Thursday, January 11, 2007

Satantango

A nice overview of Laszlo Krasz's (let's call him by this short name, okay?) yet untranslated novel Satantango:

Satan Tango is a novel about trust and its betrayal in many forms. The message is bleak: anyone who invests trust and hope in anything or anyone is almost bound to be disappointed and can only blame themselves for giving that trust and hope in the first place. There is certainly no redemption or transcendence to be had in this world.

via complete review

Reading the extracts it looks very similar to The Melancholy of Resistance both in style and in content. Direct speech in brackets, with cliches and flowery expressions, though not all of them, mercilessly strangled within quotes.
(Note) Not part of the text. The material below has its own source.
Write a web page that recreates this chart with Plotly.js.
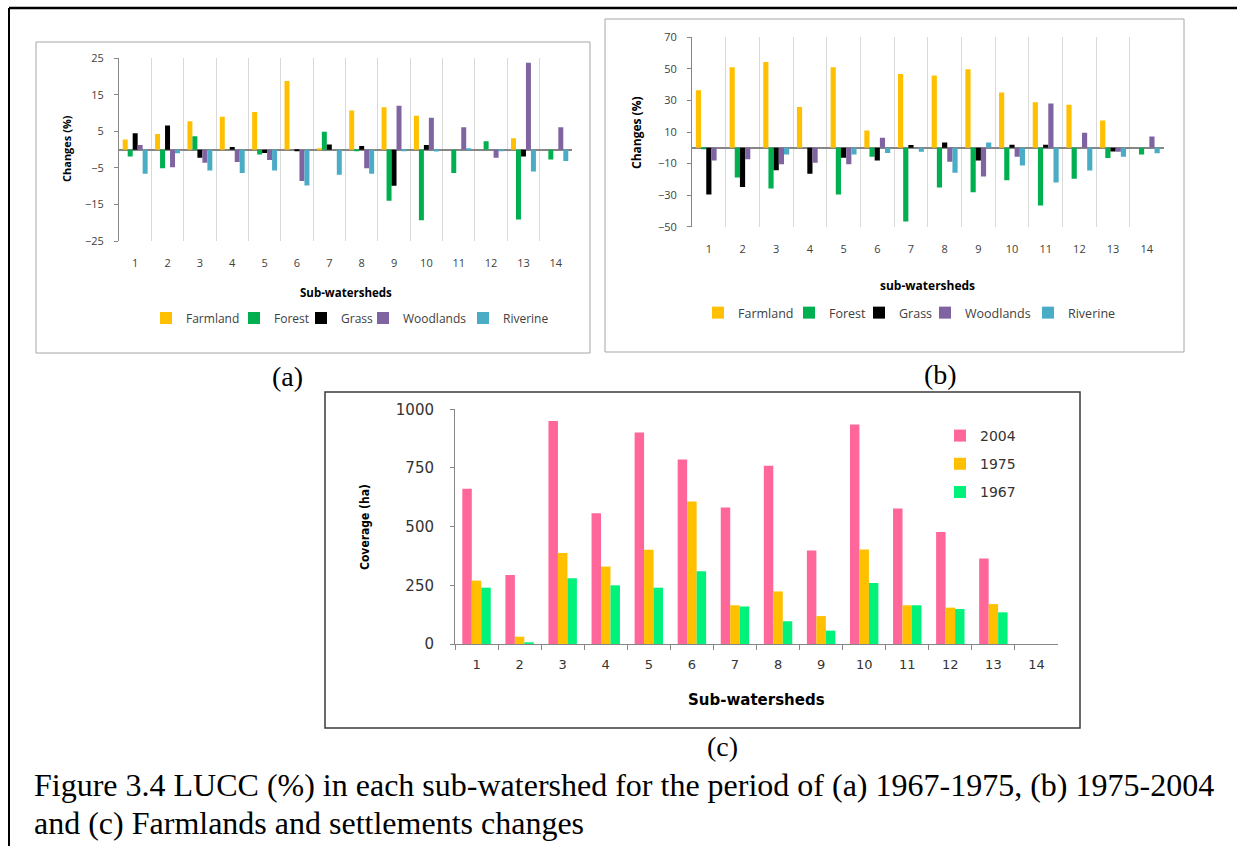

I hope George Szirtes, whose translation of Melancholy was absolutely wonderful (in the sense that there was a consistent and idiosyncratic tone and voice in the prose, I of course can't say how faithful it was), is working on it next.

From the same HLO website, an earlier profile of Krasz.
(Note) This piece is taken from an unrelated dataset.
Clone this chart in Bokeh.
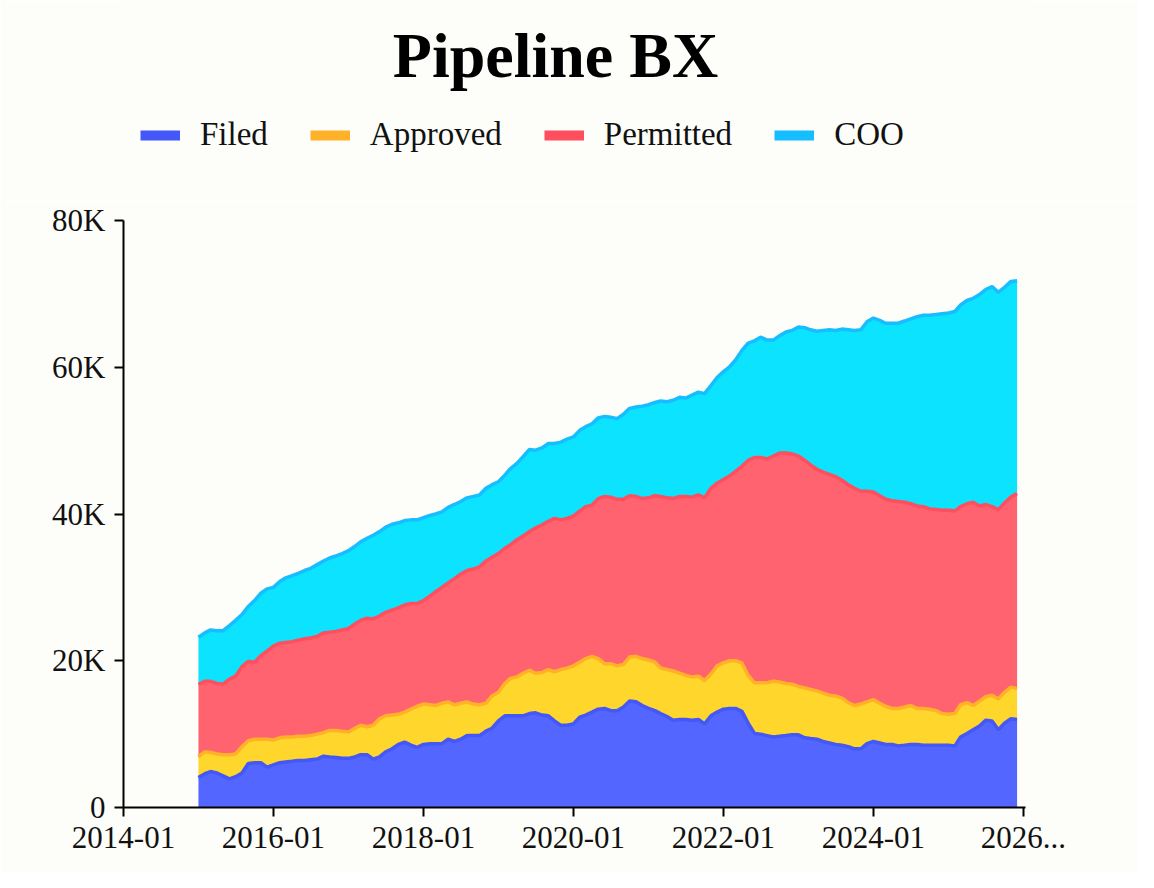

You can of course watch the movie anytime. DVDs for both region 1 and 2 are available now (the later is one of the best DVDs of the year in this poll). It is not hard to understand why the world of movies is less respectful to borders of language and nationality. It is so easy to translate the subtitles of this movie for example. There are so few dialogues!
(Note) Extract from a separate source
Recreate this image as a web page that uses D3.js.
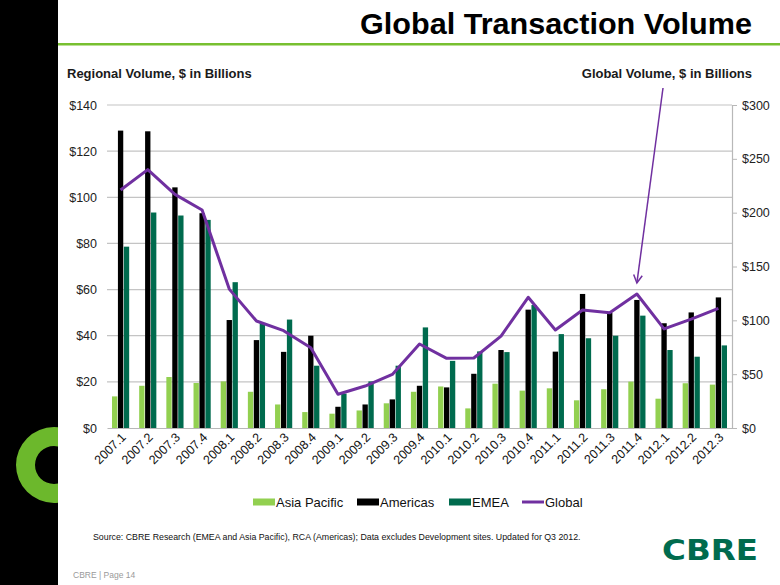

This is another nice article by Tim Wilkinson, who wrote the one on Satantango, on translating literary fiction:
Still, the question remains: Why does anyone translate? The above authors share the feature that, besides writing marvellously distinctive Hungarian prose, they offer fresh and highly individual approaches to how one thinks about the world – above all, about history and personal identity. That, surely, is the whole point of serious literature. By contrast, most UK writers are, in my view, terminally derivative and boring, and an infusion of new thinking would not come amiss there or in the US. The bottom line was well expressed by Ezra Pound in The ABC of Reading: "The sum of human wisdom is not contained in any one language, and no single language is CAPABLE of expressing all forms and degrees of human comprehension." Moreover, noted Pound, "If a nation's literature declines, the nation atrophies and decays."